AIM OF THE EXERCISE:
Extract all lines containing "this".

Source records:
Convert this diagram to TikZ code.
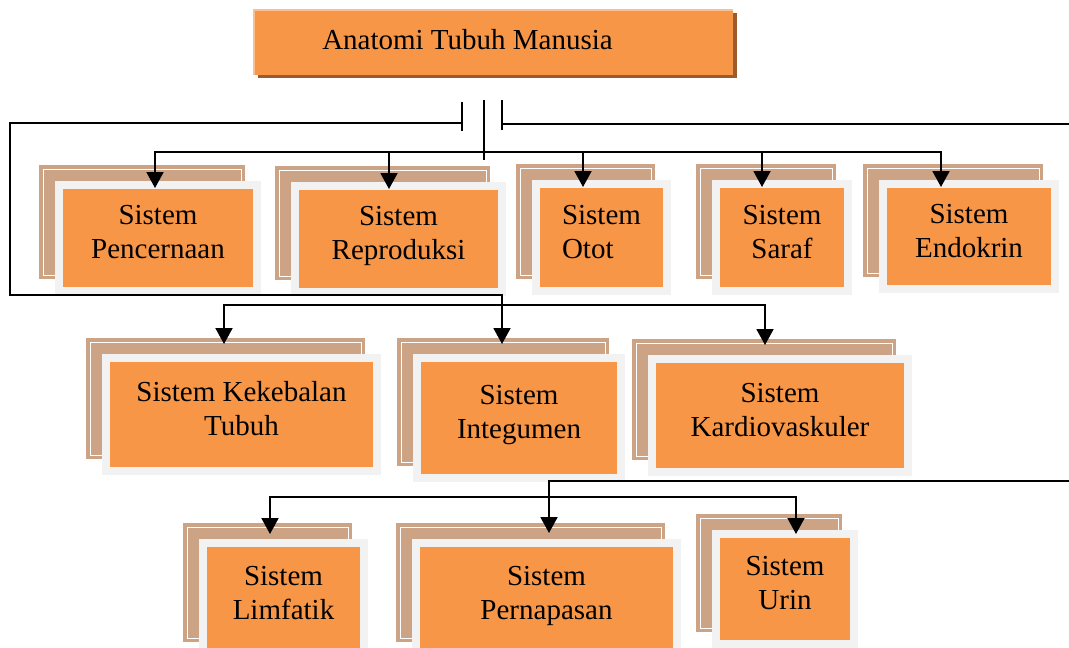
\documentclass[tikz,border=0pt]{standalone}
\usepackage{fontspec}
\setmainfont{Liberation Serif}
\usepackage{tikz}
\usetikzlibrary{positioning, calc, arrows.meta, shadows}

\definecolor{boxorange}{HTML}{F79646}
\definecolor{tanbk}{HTML}{CDA385}
\definecolor{framegray}{HTML}{F2F2F2}
\definecolor{titleshade}{HTML}{9C5B2A}
\definecolor{titlelight}{HTML}{FAC090}

% one organ system: back card, then the framed front card
\newcommand{\organ}[6][]{%
  \node[backbox, minimum width=#4, minimum height=#5] (#2-bk) at ($#3+(-16,-16)$) {};
  \node[sysbox, #1, minimum width=#4, minimum height=#5] (#2) at #3 {#6};}

\begin{document}
\begin{tikzpicture}[x=0.02cm, y=-0.02cm,
    backbox/.style={fill=tanbk, draw=tanbk, double=white, double distance=0.4pt,
      line width=0.07cm, inner sep=0pt},
    sysbox/.style={fill=boxorange, draw=framegray, line width=0.16cm, inner sep=0pt,
      align=center, text depth=0.24cm, font=\fontsize{16.5}{19.3}\selectfont},
    link/.style={line width=1.1pt, line cap=rect},
    arr/.style={link, -{Triangle[width=0.34cm, length=0.32cm]}}]
        \useasboundingbox (0,0) rectangle (1069,648);
        \clip (0,0) rectangle (1069,648);

        % the title
        \node[fill=boxorange, minimum width=9.58cm, minimum height=1.3cm, inner sep=0pt,
          drop shadow={shadow xshift=0.08cm, shadow yshift=-0.06cm, fill=titleshade, opacity=1},
          label={[font=\fontsize{16.5}{19.3}\selectfont, xshift=-0.52cm, yshift=0.05cm]center:Anatomi Tubuh Manusia}]
          (title) at (493.5,42.5) {};
        \draw[titlelight, line width=0.04cm] (title.south west) -- (title.north west) -- (title.north east);

        \coordinate (jl) at (462,123);
        \coordinate (jm) at (484,101);
        \coordinate (jr) at (502,124);
        \coordinate (lt) at (10,123);
        \coordinate (lb) at (10,295);
        \coordinate (E)  at (1075,0);
        \coordinate (bus1) at (0,152);
        \coordinate (bus2) at (0,305);
        \coordinate (bus3) at (0,497);

        % first row
        \organ{pencernaan}{(158,238)}{3.96cm}{2.12cm}{Sistem\\Pencernaan}
        \organ{reproduksi}{(398.5,239)}{4.14cm}{2.12cm}{Sistem\\Reproduksi}
        \organ[align=left]{otot}{(601.5,237.5)}{2.62cm}{2.14cm}{Sistem\\Otot}
        \organ{saraf}{(782,237.5)}{2.64cm}{2.14cm}{Sistem\\Saraf}
        \organ{endokrin}{(969,236.5)}{3.44cm}{2.10cm}{Sistem\\Endokrin}

        % second row
        \organ{kekebalan}{(241.5,414.5)}{5.42cm}{2.26cm}{Sistem Kekebalan\\Tubuh}
        \organ{integumen}{(519,418)}{4.08cm}{2.40cm}{Sistem\\Integumen}
        \organ{kardiovaskuler}{(780,415.5)}{5.12cm}{2.26cm}{Sistem\\Kardiovaskuler}

        % third row
        \organ{limfatik}{(283.5,598.5)}{3.22cm}{2.22cm}{Sistem\\Limfatik}
        \organ{pernapasan}{(546.5,598.5)}{5.22cm}{2.22cm}{Sistem\\Pernapasan}
        \organ{urin}{(785,589)}{2.76cm}{2.20cm}{Sistem\\Urin}

        % lines under the title
        \draw[link] ($(jl)+(0,-20)$) -- ($(jl)+(0,7)$);
        \draw[link] ($(jr)+(0,-23)$) -- ($(jr)+(0,5)$);
        \draw[link] (jm) -- ++(0,58);
        \draw[link] (jr) -- (jr -| E);
        \draw[arr] (jl) -- (lt) -- (lb) -- ($(integumen.north |- lb)+(-17,0)$)
          -- ($(integumen.north)+(-17,-10)$);

        % row 1 arrows
        \draw[link] ($(pencernaan.north |- bus1)+(-3,0)$) -- ($(endokrin.north |- bus1)+(-28,0)$);
        \foreach \n/\dx in {pencernaan/-3, reproduksi/-9.5, otot/-18.5, saraf/-20, endokrin/-28}
          \draw[arr] ($(\n.north |- bus1)+(\dx,0)$) -- ($(\n.north)+(\dx,7)$);

        % row 2 arrows
        \draw[link] ($(kekebalan.north |- bus2)+(-17.5,0)$) -- ($(kardiovaskuler.north |- bus2)+(-15,0)$);
        \foreach \n/\dx in {kekebalan/-17.5, kardiovaskuler/-15}
          \draw[arr] ($(\n.north |- bus2)+(\dx,0)$) -- ($(\n.north)+(\dx,-10)$);

        % row 3 arrows
        \coordinate (ib) at ($(pernapasan.north |- integumen.south)+(2.5,-1)$);
        \draw[link] (ib) -- (ib -| E);
        \draw[arr] (ib) -- ($(pernapasan.north)+(2.5,-6)$);
        \draw[link] ($(limfatik.north |- bus3)+(-13.5,0)$) -- ($(urin.north |- bus3)+(11,0)$);
        \foreach \n/\dx/\dy in {limfatik/-13.5/-5, urin/11/4}
          \draw[arr] ($(\n.north |- bus3)+(\dx,0)$) -- ($(\n.north)+(\dx,\dy)$);
\end{tikzpicture}
\end{document}
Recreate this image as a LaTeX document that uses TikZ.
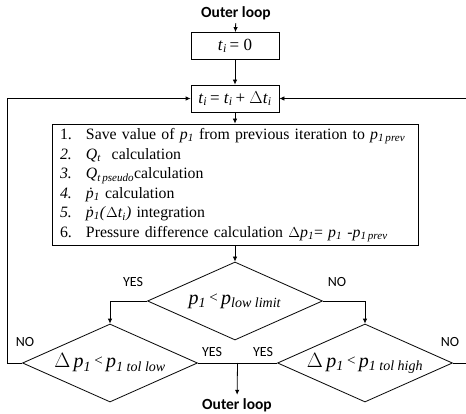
\documentclass[tikz,border=0pt]{standalone}
\usepackage{fontspec}
\setmainfont{Liberation Serif}
\newfontfamily\lblfont{Carlito}
\usetikzlibrary{arrows.meta,positioning,shapes.geometric}
\newcommand{\pp}{\textit{p}}
\newcommand{\ppdot}{\textit{ṗ}}
\newcommand{\lsub}[1]{\textsubscript{\textit{#1}}}
\newcommand{\smlt}{\,{\fontsize{15}{18}\selectfont\raisebox{2pt}{<}}\,}
\tikzset{
  procbox/.style={rectangle, draw=black, line width=0.8pt,
                  minimum width=88pt, minimum height=27pt, inner sep=0pt,
                  font=\fontsize{17}{20}\selectfont},
  decbox/.style={diamond, draw=black, line width=0.8pt,
                 minimum width=175pt, minimum height=78pt, inner sep=0pt,
                 label={[font=\fontsize{20}{24}\selectfont]center:#1}},
  yn/.style={font=\lblfont\fontsize{14}{16}\selectfont},
  loopname/.style={font=\lblfont\bfseries\fontsize{15.5}{18}\selectfont},
  arr/.style={-{Latex[length=5pt,width=4.5pt]}, line width=0.8pt, draw=black},
  ln/.style={line width=0.8pt, draw=black},
}

\begin{document}
\begin{tikzpicture}[x=1pt, y=-1pt]
  \useasboundingbox (0,0) rectangle (466,414);
  % start and time step
  \node[loopname] (outtop) at (236,13) {Outer loop};
  \node[procbox] (tzero) at (235,46) {\textit{t}\lsub{i}\,= 0};
  \node[procbox] (tstep) at (235,98.5) {\textit{t}\lsub{i}\,= \textit{t}\lsub{i}\,+ $\Delta$\textit{t}\lsub{i}};
  % calculation steps
  \node[rectangle, draw=black, line width=0.8pt, minimum width=366pt, minimum height=121pt,
        inner xsep=8pt, inner ysep=0pt, text width=350pt, align=left,
        font=\fontsize{15.8}{19.5}\selectfont]
    (calc) at (235,184.5) {%
    \begin{tabular}{@{}p{26pt}@{}l@{}}
      1. & Save value of \pp\lsub{1} from previous iteration to \pp\lsub{1\,prev}\\
      \textit{2.} & \textit{Q}\lsub{t}\ \ calculation\\
      \textit{3.} & \textit{Q}\lsub{t\,pseudo}calculation\\
      \textit{4.} & \ppdot\lsub{1} calculation\\
      \textit{5.} & \ppdot\lsub{1}\textit{(}$\Delta$\textit{t}\lsub{i}\textit{)} integration\\
      6. & Pressure difference calculation $\Delta$\pp\lsub{1}= \pp\lsub{1} -\pp\lsub{1\,prev}
    \end{tabular}};
  % decisions
  \node[decbox={\pp\lsub{1}\smlt\pp\lsub{low limit}}] (dlim) at (235,301) {};
  \node[decbox={$\Delta$\,\pp\lsub{1}\smlt\pp\lsub{1 tol low}}] (dlow) at (110,363) {};
  \node[decbox={$\Delta$\,\pp\lsub{1}\smlt\pp\lsub{1 tol high}}] (dhigh) at (365,363) {};
  \node[loopname] (outbot) at (237,405) {Outer loop};
  \coordinate (mid) at (237.5,363);
  \coordinate (lftlo) at (7,363);
  \coordinate (lfthi) at (7,98.5);
  \coordinate (rgtlo) at (467,363);
  \coordinate (rgthi) at (467,98.5);
  % connectors
  \draw[arr] (outtop) -- (tzero);
  \draw[arr] (tzero) -- (tstep);
  \draw[arr] (tstep) -- (calc);
  \draw[arr] (calc) -- (dlim);
  \draw[arr] (dlim.west) -| (dlow.north);
  \draw[arr] (dlim.east) -| (dhigh.north);
  \draw[ln] (dlow.east) -- (dhigh.west);
  \draw[arr] (mid) -- (outbot);
  \draw[arr] (dlow.west) -- (lftlo) -- (lfthi) -- (tstep.west);
  \draw[arr] (dhigh.east) -- (rgtlo) -- (rgthi) -- (tstep.east);
  % labels
  \node[yn] (ylim) at (133,282) {YES};
  \node[yn] (nlim) at (337,282) {NO};
  \node[yn] (nlow) at (25,342) {NO};
  \node[yn] (ylow) at (212,352) {YES};
  \node[yn] (yhigh) at (263,352) {YES};
  \node[yn] (nhigh) at (450,342) {NO};
\end{tikzpicture}
\end{document}
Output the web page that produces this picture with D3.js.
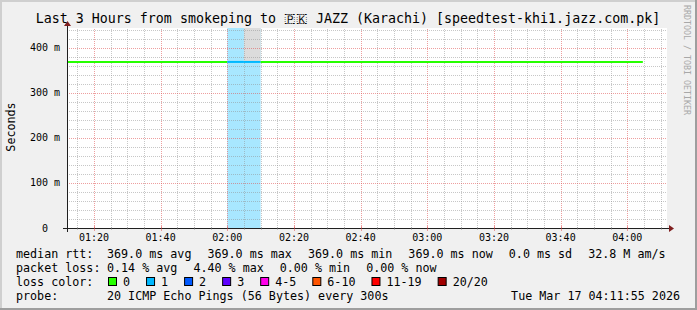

WORKED ANSWER:
Convert this diagram to TikZ code.
Recreate this image as a LaTeX document that uses TikZ.
Output the web page that produces this picture with D3.js.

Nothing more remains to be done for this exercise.